In C this is pretty much impossible.

To be fair, there are C like languages (ispc, glsl) which makes this work with heroic compiler efforts.

LFortran is not necessarily using LLVM IR to compile. It's building up an ASR [1] structure that's already being used in the LFortran-specific backends. Potentially it can make full use of Fortran semantics!

[1] https://docs.lfortran.org/en/design/

> there are a number of optimizations that can be made for Fortran that can't be made for C-like languages

That used to be true a long time ago but since the restrict keyword was introduced in C99 it's not really true any more.

As an indirect answer, consider Julia, which is based on LLVM and seems to be competitive with Fortran on large scale, numerically intensive calculations.
Can Julia pre-compile to a binary executable now?
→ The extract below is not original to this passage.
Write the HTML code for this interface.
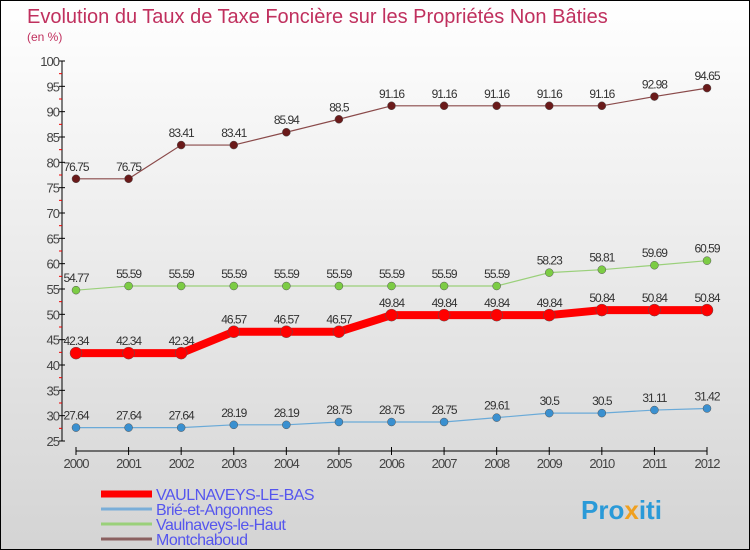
<!DOCTYPE html>
<html><head><meta charset="utf-8"><style>
body{margin:0}
#c{width:750px;height:550px;position:relative;box-sizing:border-box;border:1px solid #000;background:linear-gradient(#fff,#d4d4d4);font-family:"Liberation Sans",sans-serif;overflow:hidden}
</style></head><body>
<div id="c">
<svg width="750" height="550" id="s">
<text x="26" y="22" font-size="20" fill="#c0305e">Evolution du Taux de Taxe Foncière sur les Propriétés Non Bâties</text>
<text x="26" y="40" font-size="12" fill="#c0305e">(en %)</text>
<text x="580" y="518" font-size="26" font-weight="bold" fill="#2a9ad8">Pro<tspan fill="#f0a020">x</tspan>iti</text>
</svg>
</div>
<script>
const years=[2000,2001,2002,2003,2004,2005,2006,2007,2008,2009,2010,2011,2012];
const yTicks=[25,30,35,40,45,50,55,60,65,70,75,80,85,90,95,100];
const names=["VAULNAVEYS-LE-BAS","Brié-et-Angonnes","Vaulnaveys-le-Haut","Montchaboud"];
const sVaul=[42.34,42.34,42.34,46.57,46.57,46.57,49.84,49.84,49.84,49.84,50.84,50.84,50.84];
const sBrie=[27.64,27.64,27.64,28.19,28.19,28.75,28.75,28.75,29.61,30.5,30.5,31.11,31.42];
const sHaut=[54.77,55.59,55.59,55.59,55.59,55.59,55.59,55.59,55.59,58.23,58.81,59.69,60.59];
const sMont=[76.75,76.75,83.41,83.41,85.94,88.5,91.16,91.16,91.16,91.16,91.16,92.98,94.65];
const svg=document.getElementById('s');const NS='http://www.w3.org/2000/svg';
function X(i){return 75+i*(706-75)/12;}
function Y(v){return 440-(v-25)*(440-60)/75;}
function mk(t,a,p){const e=document.createElementNS(NS,t);for(const k in a)e.setAttribute(k,a[k]);(p||svg).appendChild(e);return e;}
let e=mk('line',{x1:61,y1:60,x2:61,y2:440,stroke:'#000'});


e=mk('line',{x1:75,y1:450,x2:706,y2:450,stroke:'#000'});


yTicks.forEach(v=>{
 mk('line',{x1:58,y1:Y(v),x2:64,y2:Y(v),stroke:'#000'});
 if(v<100)mk('line',{x1:58,y1:Y(v+2.5),x2:61,y2:Y(v+2.5),stroke:'#e00'});
 const t=mk('text',{x:58,y:Y(v)+5,'font-size':13,fill:'#444','text-anchor':'end','letter-spacing':'-1'});t.textContent=v;
 
 
});
years.forEach((y,i)=>{
 mk('line',{x1:X(i),y1:446,x2:X(i),y2:454,stroke:'#000'});
 const t=mk('text',{x:X(i),y:467,'font-size':13,fill:'#444','text-anchor':'middle','letter-spacing':'-1'});t.textContent=y;
 
 
});
function series(d,col,dot,w,r,name){
 const g=mk('g',{});
 
 
 mk('polyline',{points:d.map((v,i)=>X(i)+','+Y(v)).join(' '),fill:'none',stroke:col,'stroke-width':w},g);
 d.forEach((v,i)=>{
  const c=mk('circle',{cx:X(i),cy:Y(v),r:r,fill:dot,stroke:'#555','stroke-width':0.5},g);
  
  
  const t=mk('text',{x:X(i),y:Y(v)-8,'font-size':12,fill:'#333','text-anchor':'middle','letter-spacing':'-1'},g);t.textContent=v;
 });
}
series(sMont,'#8a4a4a','#6a1a1a',1.2,4,'series-montchaboud');
series(sHaut,'#9ad07a','#7ccc44',1.2,4,'series-vaulnaveys-le-haut');
series(sBrie,'#6aaad8','#3a90d0',1.2,4,'series-brie-et-angonnes');
series(sVaul,'#f00','#f00',8,6,'series-vaulnaveys-le-bas');
const lc=['#f00','#7aaed8','#9ad07a','#8a6060'],lw=[7,3,3,3];
names.forEach((n,i)=>{
 const y=493+i*15;
 const g=mk('g',{});
 
 
 mk('line',{x1:100,y1:y,x2:151,y2:y,stroke:lc[i],'stroke-width':lw[i]},g);
 const t=mk('text',{x:155,y:y+6,'font-size':16,fill:'#5555ee','letter-spacing':'-0.5'},g);t.textContent=n;
});
</script>
</body></html>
If not, they can't replace Fortran.
That is not a true binary. Making julia truly compile into binaries is now the number 1 goal of the language according to Tim Holy and the julia team.
LFortran can translate your Fortran code to Julia via our Julia backend. Once Julia can compile to a binary, it will be exciting to do some comparisons, like speed of compilation and performance of the generated binary. As well as the quality of the Julia code that we generate, we'll be happy to improve it to create canonical Julia code, if at all possible.